She's OK.




By the middle syllable I knew something was very, very wrong. I grabbed my bag and tried to work my way out of the conference ballroom as unnoticed as possible.

“Car accident…everyone OK…”

I drove with single-minded focus south down MoPac and swung onto North Lamar.

“At least everyone was OK…she’s OK, she called me”

I approached the spot and the car looked OK from the right, and then I parked and saw the above.

The fear that had been gnawing at the periphery of my awareness came into full focus.

“The other car was in the boundaries of this car…”

It was incongruous, seeing the thirsty, distracted girl whole and shaken and seeing the bent metal before me. I traced my finger along the shattered glass in the door to feel something real of the trauma.

She had been in an accident, a wreck that hit her square in the door - the weakest part.

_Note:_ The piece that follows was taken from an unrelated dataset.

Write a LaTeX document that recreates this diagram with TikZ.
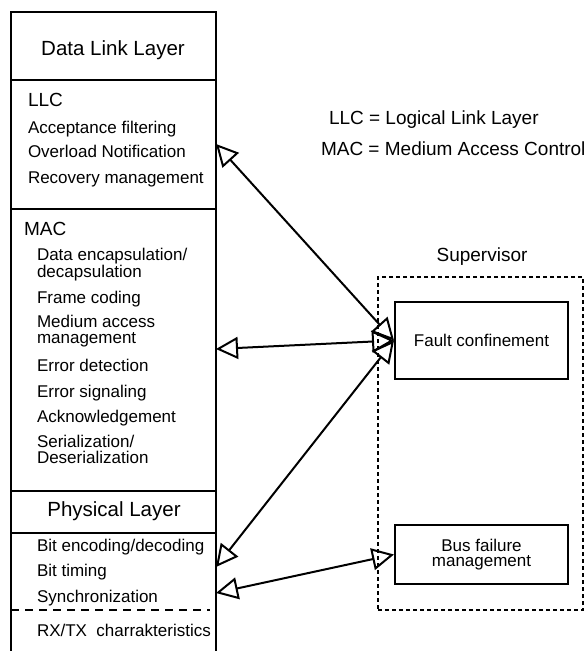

Having lived things I can say now, coherently, that Saturday Lauren was involved in an accident on South Lamar. She’s got shoulder and neck pain and had a scratch on her left leg. She’s recovering. It seems so strange to me that she is walking, talking, safe in the other room as I type this, and, right now, I can see a grisly mangled box on wheels.

But she’s safe right now, but she’s safe right now, I repeat.

Today the insurance company called and told us that the car will now go the way of the Charon. Said the adjustor: “They always walk away from Honda’s…she’s really very lucky”.

Farewell, Honda Accord, you have seen the heights of Tahoe, the lows of Pete’s Path and the ways of MoPac. You have picked me up, taken me to school, been to HEB, and ferried us throughout the South Bay. You loved San Francisco and baths at the apartment care care center.